**What is required**
Everything from the opening line of the records below through the line with "import seaborn as sns" must be duplicated exactly, pictures left out.

[Records with drawing code]
--- --- ---

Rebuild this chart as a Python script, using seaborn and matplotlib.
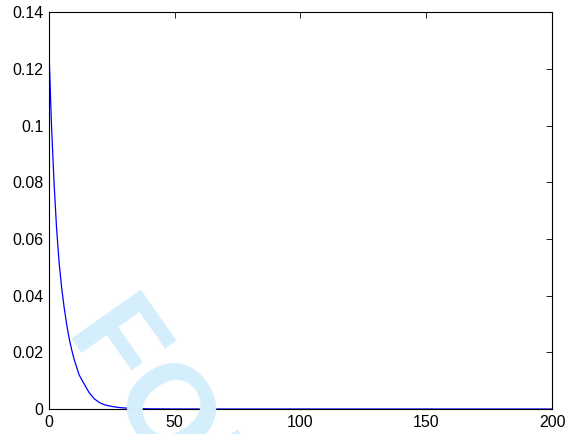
import matplotlib
matplotlib.use("Agg")
from matplotlib import pyplot as plt
from matplotlib.ticker import FormatStrFormatter
import seaborn as sns

# values
x_vals = [0, 1, 2, 3, 4, 5, 6, 7, 8, 9, 10, 12, 14, 16, 18, 20, 22, 25, 28,
          32, 36, 40, 50, 75, 100, 150, 200]
y_vals = [0.1266, 0.1, 0.08, 0.064, 0.052, 0.043, 0.036, 0.030, 0.025, 0.021,
          0.0175, 0.012, 0.0088, 0.0057, 0.0036, 0.0023, 0.0015, 0.0009,
          0.0005, 0.00025, 0.00012, 0.00006, 0.00001, 0.0, 0.0, 0.0, 0.0]

x_ticks = [0, 50, 100, 150, 200]
y_ticks = [0, 0.02, 0.04, 0.06, 0.08, 0.1, 0.12, 0.14]

sns.set_style("white")
plt.rcParams['font.family'] = ['Liberation Sans', 'DejaVu Sans']

fig = plt.figure(figsize=(5.65, 4.34), dpi=100)
ax = fig.add_axes([0.0867, 0.0576, 0.977 - 0.0867, 0.972 - 0.0576])
ax.patch.set_alpha(0)

# watermark behind the plot
fig.text(0.117, 0.237, "FOR REVIEW", fontsize=88, fontweight='bold',
         color='#d4effb', rotation=-55, rotation_mode='anchor',
         ha='left', va='baseline', zorder=0)

sns.lineplot(x=x_vals, y=y_vals, ax=ax, color='#0000ff', linewidth=0.9)

ax.set_xlim(0, 200)
ax.set_ylim(0, 0.14)
ax.set_xticks(x_ticks)
ax.set_yticks(y_ticks)
ax.yaxis.set_major_formatter(FormatStrFormatter('%g'))
ax.tick_params(direction='in', length=4, width=0.6, top=True, right=True,
               labelsize=11.5, colors='black', pad=4)
for s in ax.spines.values():
    s.set_color('black')
    s.set_linewidth(0.8)
ax.set_xlabel('')
ax.set_ylabel('')

fig.savefig('out.png', dpi=100)
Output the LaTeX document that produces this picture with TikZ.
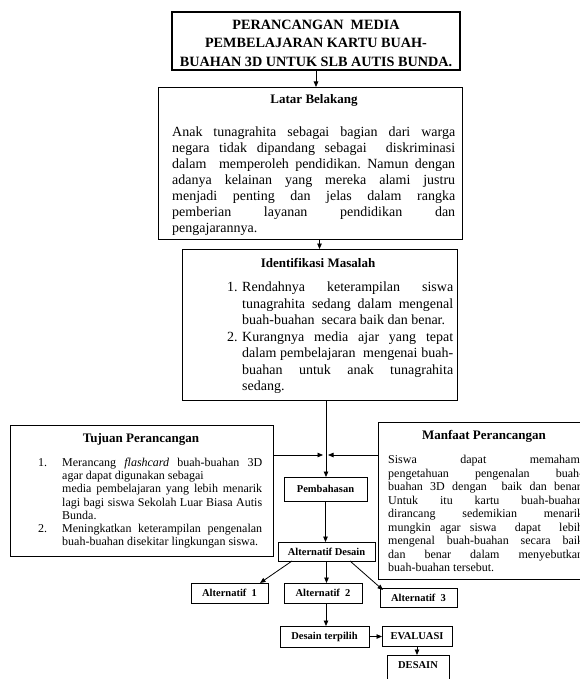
\documentclass[tikz,border=0pt]{standalone}
\usepackage{fontspec}
\setmainfont{Liberation Serif}
\usetikzlibrary{arrows.meta}
\frenchspacing
\newcommand\jset{\tolerance=10000\pretolerance=-1\hbadness=10000\hyphenpenalty=10000\exhyphenpenalty=10000\frenchspacing\parindent=0pt\parskip=0pt}
\newcommand\bodybig{\fontsize{14}{16}\selectfont\jset}
\newcommand\bodyid{\fontsize{14}{16.5}\selectfont\jset}
\newcommand\bodysmall{\fontsize{12}{13.2}\selectfont\jset}
\newcommand\bodyman{\fontsize{12}{13.5}\selectfont\jset}
\tikzset{
  box/.style={draw, line width=0.8pt, inner sep=0pt, outer sep=0pt},
  txt/.style={inner sep=0pt, anchor=north west, align=justify},
  num/.style={inner sep=0pt, anchor=north west},
  head/.style={inner sep=0pt, font=\fontsize{13}{15}\selectfont\bfseries},
  lbl/.style={inner sep=0pt, font=\fontsize{10.5}{12}\selectfont\bfseries},
  arr/.style={-{Triangle[length=5.5pt,width=4.5pt]}, line width=0.8pt}
}
\begin{document}
\begin{tikzpicture}[x=1pt,y=-1pt]
\useasboundingbox (0,0) rectangle (579,679);
\fill[white] (0,0) rectangle (579,679);

% boxes
\node[box, line width=1.1pt, minimum width=288pt, minimum height=58pt] (title) at (316,41) {};
\node[box, minimum width=304pt, minimum height=152pt] (latar) at (310,163) {};
\node[box, minimum width=275pt, minimum height=151pt] (ident) at (319.5,324.5) {};
\node[box, minimum width=263pt, minimum height=131pt] (tujuan) at (141.5,490.5) {};
\node[box, minimum width=222pt, minimum height=157pt] (manfaat) at (489,500.5) {};
\node[box, minimum width=83pt, minimum height=24pt] (pemb) at (325.5,489) {};
\node[box, minimum width=97pt, minimum height=19pt] (altd) at (326.5,551.5) {};
\node[box, minimum width=77pt, minimum height=20pt] (alt1) at (229.5,593) {};
\node[box, minimum width=78pt, minimum height=20pt] (alt2) at (323,593) {};
\node[box, minimum width=77pt, minimum height=19pt] (alt3) at (418.5,597.5) {};
\node[box, minimum width=89pt, minimum height=21pt] (dt) at (324.5,636.5) {};
\node[box, minimum width=70pt, minimum height=20pt] (eval) at (417,636) {};
\node[box, minimum width=62pt, minimum height=35pt] (desain) at (418,672.5) {};

% title text
\node[inner sep=0pt, align=center, font=\fontsize{14.2}{18.5}\selectfont\bfseries] (titletxt) at (316,43)
  {PERANCANGAN\ \ MEDIA\\PEMBELAJARAN KARTU BUAH-\\BUAHAN 3D UNTUK SLB AUTIS BUNDA.};

% Latar Belakang
\node[head] (latarhead) at (314,100) {Latar Belakang};
\node[txt, text width=283pt, font=\bodybig] (latartxt) at (172,125)
  {\strut Anak tunagrahita sebagai bagian dari warga\linebreak
   negara tidak dipandang sebagai\ \ diskriminasi\linebreak
   dalam\ \ memperoleh pendidikan. Namun dengan\linebreak
   adanya kelainan yang mereka alami justru\linebreak
   menjadi penting dan jelas dalam rangka\linebreak
   pemberian layanan pendidikan dan\linebreak
   pengajarannya.};

% Identifikasi Masalah
\node[head] (identhead) at (318,263) {Identifikasi Masalah};
\node[num, font=\bodyid] (idn1) at (227,280) {\strut 1.};
\node[txt, text width=211pt, font=\bodyid] (idt1) at (242,280)
  {\strut Rendahnya keterampilan siswa\linebreak
   tunagrahita sedang dalam mengenal\linebreak
   buah-buahan\ \ secara baik dan benar.};
\node[num, font=\bodyid] (idn2) at (227,329.5) {\strut 2.};
\node[txt, text width=211pt, font=\bodyid] (idt2) at (242,329.5)
  {\strut Kurangnya media ajar yang tepat\linebreak
   dalam pembelajaran\ \ mengenai buah-\linebreak
   buahan untuk anak tunagrahita\linebreak
   sedang.};

% Tujuan Perancangan
\node[head] (tujhead) at (141,439) {Tujuan Perancangan};
\node[num, font=\bodysmall] (tjn1) at (38,457) {\strut 1.};
\node[txt, text width=200pt, font=\bodysmall] (tjt1) at (62,457)
  {\strut Merancang \textit{flashcard} buah-buahan 3D\linebreak
   agar dapat digunakan sebagai\newline
   media pembelajaran yang lebih menarik\linebreak
   lagi bagi siswa Sekolah Luar Biasa Autis\linebreak
   Bunda.};
\node[num, font=\bodysmall] (tjn2) at (38,523) {\strut 2.};
\node[txt, text width=200pt, font=\bodysmall] (tjt2) at (62,523)
  {\strut Meningkatkan keterampilan pengenalan\linebreak
   buah-buahan disekitar lingkungan siswa.};

% Manfaat Perancangan
\node[head] (manhead) at (484,436) {Manfaat Perancangan};
\node[txt, text width=195pt, font=\bodyman] (mantxt) at (388,454)
  {\strut Siswa dapat memahami\linebreak
   pengetahuan pengenalan buah-\linebreak
   buahan 3D dengan\ \ baik dan benar.\linebreak
   Untuk itu kartu buah-buahan\linebreak
   dirancang sedemikian menarik\linebreak
   mungkin agar siswa\ \ dapat\ \ lebih\linebreak
   mengenal buah-buahan secara baik\linebreak
   dan benar dalam menyebutkan\linebreak
   buah-buahan tersebut.};

% small labels
\node[lbl] (pembtxt) at (pemb) {Pembahasan};
\node[lbl] (altdtxt) at (altd) {Alternatif Desain};
\node[lbl] (alt1txt) at (alt1) {Alternatif\ \ 1};
\node[lbl] (alt2txt) at (alt2) {Alternatif\ \ 2};
\node[lbl] (alt3txt) at (alt3) {Alternatif\ \ 3};
\node[lbl] (dttxt) at (dt) {Desain terpilih};
\node[lbl] (evaltxt) at (eval) {EVALUASI};
\node[lbl] (desaintxt) at (418,665) {DESAIN};

% connectors
\coordinate (j) at (326,455);
\draw[arr] (title.south) -- (title.south |- latar.north);
\draw[arr] (latar.south -| ident.north) -- (ident.north);
\draw[arr] (ident.south -| j) -- (j |- pemb.north);
\draw[arr] (tujuan.east |- j) -- ([xshift=-3pt]j);
\draw[arr] (manfaat.west |- j) -- ([xshift=2pt]j);
\draw[arr] (pemb.south) -- (pemb.south |- altd.north);
\draw[arr] ([xshift=-34.5pt]altd.south) -- ([xshift=30.5pt]alt1.north);
\draw[arr] (altd.south) -- (altd.south |- alt2.north);
\draw[arr] ([xshift=23.5pt]altd.south) -- ([xshift=3pt,yshift=-2pt]alt3.north west);
\draw[arr] ([xshift=3pt]alt2.south) -- ([xshift=3pt]alt2.south |- dt.north);
\draw[arr] (dt.east) -- (dt.east -| eval.west);
\draw[arr] (eval.south) -- (eval.south |- desain.north);
\end{tikzpicture}
\end{document}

--- --- ---

**Result**
Rebuild this chart as a Python script, using seaborn and matplotlib.
import matplotlib
matplotlib.use("Agg")
from matplotlib import pyplot as plt
from matplotlib.ticker import FormatStrFormatter
import seaborn as sns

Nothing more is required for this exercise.